*WHAT THIS TASK INVOLVES*
Skip all pictures, then copy the lines from the start of the data through the line with "in zip(ids, positions)]", keeping both ends.

>> start

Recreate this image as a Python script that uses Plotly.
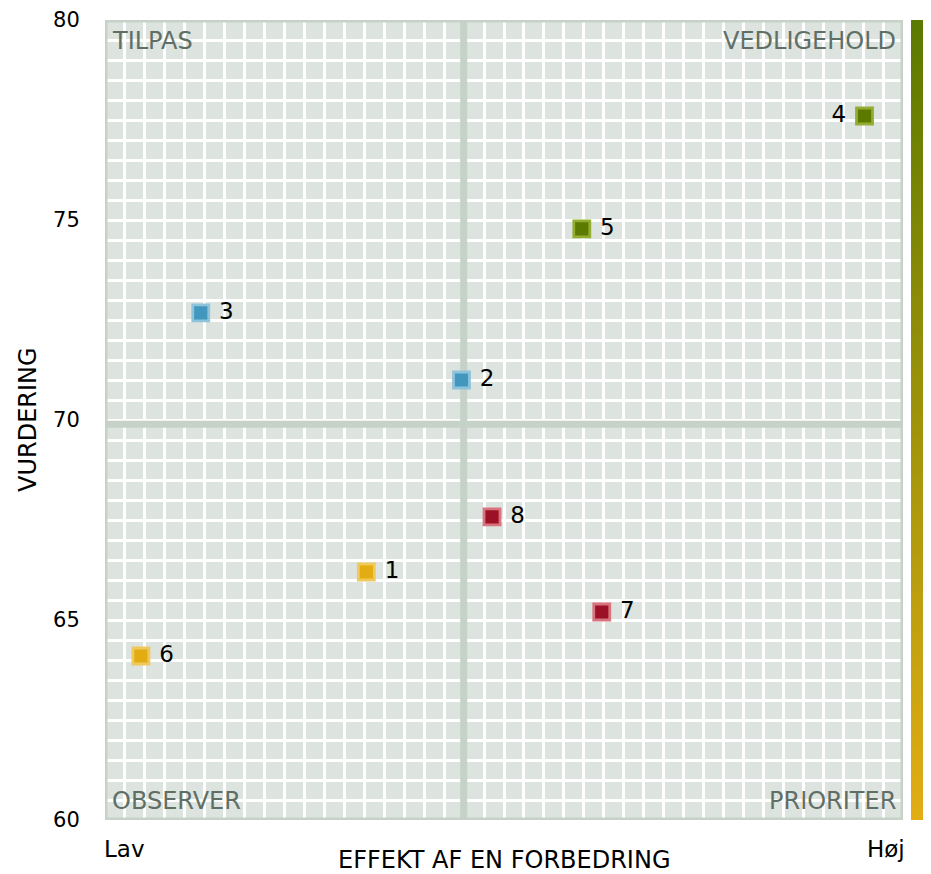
import plotly.graph_objects as go

# ---- data ----
ids = ["1", "2", "3", "4", "5", "6", "7", "8"]
effekt = [13.1, 17.87, 4.8, 38.07, 23.9, 1.8, 24.9, 19.4]
vurdering = [66.2, 71.0, 72.68, 77.6, 74.78, 64.1, 65.2, 67.58]
quadrant_labels = ["TILPAS", "VEDLIGEHOLD", "OBSERVER", "PRIORITER"]
x_tick_labels = ["Lav", "Høj"]
y_ticks = [60, 65, 70, 75, 80]
x_title = "EFFEKT AF EN FORBEDRING"
y_title = "VURDERING"

X_MIN, X_MAX = 0, 40
Y_MIN, Y_MAX = 60, 80
FONT = "DejaVu Sans"

x_mid = sum(effekt) / len(effekt)
y_mid = sum(vurdering) / len(vurdering)

# quadrant colours
fill = {"TILPAS": "#4197bd", "VEDLIGEHOLD": "#5c7a00",
        "OBSERVER": "#e2ac12", "PRIORITER": "#9b1226"}
edge = {"TILPAS": "#8ec3db", "VEDLIGEHOLD": "#93ad30",
        "OBSERVER": "#f0c95c", "PRIORITER": "#d9747e"}


def quad(x, y):
    if y >= y_mid:
        return "TILPAS" if x < x_mid else "VEDLIGEHOLD"
    return "OBSERVER" if x < x_mid else "PRIORITER"


qs = [quad(x, y) for x, y in zip(effekt, vurdering)]
positions = ["middle left" if x > X_MAX - 4 else "middle right" for x in effekt]
texts = [(" " + t) if p == "middle right" else (t + " ") for t, p in zip(ids, positions)]

fig = go.Figure()
fig.add_trace(go.Scatter(
    x=effekt, y=vurdering, mode="markers+text",
    text=texts, textposition=positions,
    textfont=dict(family=FONT, size=23, color="#000000"),
    marker=dict(symbol="square", size=16,
                color=[fill[q] for q in qs],
                line=dict(color=[edge[q] for q in qs], width=2.8)),
    hoverinfo="skip", showlegend=False, cliponaxis=False,
))

# colour bar (gradient strip)
fig.add_trace(go.Scatter(
    x=[None], y=[None], mode="markers", showlegend=False, hoverinfo="skip",
    marker=dict(color=[0, 1], cmin=0, cmax=1,
                colorscale=[[0, "#e2ad15"], [1, "#5b7900"]],
                showscale=True,
                colorbar=dict(thickness=19, len=1, lenmode="fraction",
                              x=1.0105, xanchor="left", y=0.5, yanchor="middle",
                              outlinewidth=0, showticklabels=False, ticks="",
                              xpad=0, ypad=0)),
))

border_col = "#c6d2c7"
fig.add_shape(type="line", x0=x_mid, x1=x_mid, y0=Y_MIN, y1=Y_MAX,
              line=dict(color=border_col, width=7), layer="between")
fig.add_shape(type="line", x0=X_MIN, x1=X_MAX, y0=y_mid, y1=y_mid,
              line=dict(color=border_col, width=7), layer="between")
fig.add_shape(type="rect", x0=X_MIN, x1=X_MAX, y0=Y_MIN, y1=Y_MAX,
              line=dict(color=border_col, width=5), layer="between")

qcol = "#5f6f66"
qfont = dict(family=FONT, size=24, color=qcol)
tfont = dict(family=FONT, size=23, color="#000")
xtfont = dict(family=FONT, size=24, color="#000")
ann = [
    dict(x=0, y=1, xref="paper", yref="paper", text=quadrant_labels[0],
         xanchor="left", yanchor="top", xshift=5, yshift=-5, showarrow=False, font=qfont),
    dict(x=1, y=1, xref="paper", yref="paper", text=quadrant_labels[1],
         xanchor="right", yanchor="top", xshift=-5, yshift=-5, showarrow=False, font=qfont),
    dict(x=0, y=0, xref="paper", yref="paper", text=quadrant_labels[2],
         xanchor="left", yanchor="bottom", xshift=5, yshift=3, showarrow=False, font=qfont),
    dict(x=1, y=0, xref="paper", yref="paper", text=quadrant_labels[3],
         xanchor="right", yanchor="bottom", xshift=-5, yshift=3, showarrow=False, font=qfont),
    dict(x=0, y=0, xref="paper", yref="paper", text=x_tick_labels[0],
         xanchor="left", yanchor="top", xshift=-3, yshift=-14, showarrow=False, font=tfont),
    dict(x=1, y=0, xref="paper", yref="paper", text=x_tick_labels[1],
         xanchor="right", yanchor="top", xshift=4, yshift=-14, showarrow=False, font=tfont),
    dict(x=0.5, y=0, xref="paper", yref="paper", text=x_title,
         xanchor="center", yanchor="top", yshift=-24, showarrow=False, font=xtfont),
    dict(x=0, y=0.5, xref="paper", yref="paper", text=y_title, textangle=-90,
         xanchor="center", yanchor="middle", xshift=-77, showarrow=False, font=xtfont),
]

fig.update_layout(
    width=923, height=866,
    margin=dict(l=97, r=28, t=12, b=54, autoexpand=False),
    paper_bgcolor="white", plot_bgcolor="#dde3df",
    font=dict(family=FONT, size=20, color="#000"),
    annotations=ann,
    xaxis=dict(range=[X_MIN, X_MAX], dtick=1, tick0=0, showgrid=True,
               gridcolor="white", gridwidth=3, showticklabels=False,
               zeroline=False, showline=False, ticks=""),
    yaxis=dict(range=[Y_MIN, Y_MAX], tickvals=y_ticks, showgrid=True,
               gridcolor="white", gridwidth=3, zeroline=False, showline=False,
               ticks="outside", ticklen=20, tickcolor="rgba(0,0,0,0)",
               tickfont=dict(family=FONT, size=21, color="#000"),
               minor=dict(dtick=0.5, tick0=60, showgrid=True, gridcolor="white",
                          gridwidth=3, ticks="")),
)

fig.write_html("out.html")
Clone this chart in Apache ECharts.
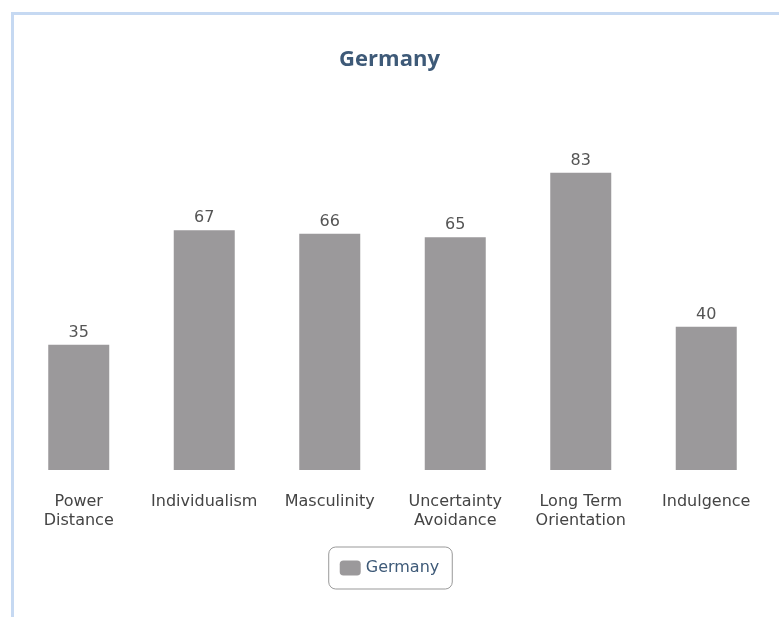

>> end

*RESULT OF THE TASK*
Recreate this image as a Python script that uses Plotly.
import plotly.graph_objects as go

# ---- data ----
ids = ["1", "2", "3", "4", "5", "6", "7", "8"]
effekt = [13.1, 17.87, 4.8, 38.07, 23.9, 1.8, 24.9, 19.4]
vurdering = [66.2, 71.0, 72.68, 77.6, 74.78, 64.1, 65.2, 67.58]
quadrant_labels = ["TILPAS", "VEDLIGEHOLD", "OBSERVER", "PRIORITER"]
x_tick_labels = ["Lav", "Høj"]
y_ticks = [60, 65, 70, 75, 80]
x_title = "EFFEKT AF EN FORBEDRING"
y_title = "VURDERING"

X_MIN, X_MAX = 0, 40
Y_MIN, Y_MAX = 60, 80
FONT = "DejaVu Sans"

x_mid = sum(effekt) / len(effekt)
y_mid = sum(vurdering) / len(vurdering)

# quadrant colours
fill = {"TILPAS": "#4197bd", "VEDLIGEHOLD": "#5c7a00",
        "OBSERVER": "#e2ac12", "PRIORITER": "#9b1226"}
edge = {"TILPAS": "#8ec3db", "VEDLIGEHOLD": "#93ad30",
        "OBSERVER": "#f0c95c", "PRIORITER": "#d9747e"}


def quad(x, y):
    if y >= y_mid:
        return "TILPAS" if x < x_mid else "VEDLIGEHOLD"
    return "OBSERVER" if x < x_mid else "PRIORITER"


qs = [quad(x, y) for x, y in zip(effekt, vurdering)]
positions = ["middle left" if x > X_MAX - 4 else "middle right" for x in effekt]
texts = [(" " + t) if p == "middle right" else (t + " ") for t, p in zip(ids, positions)]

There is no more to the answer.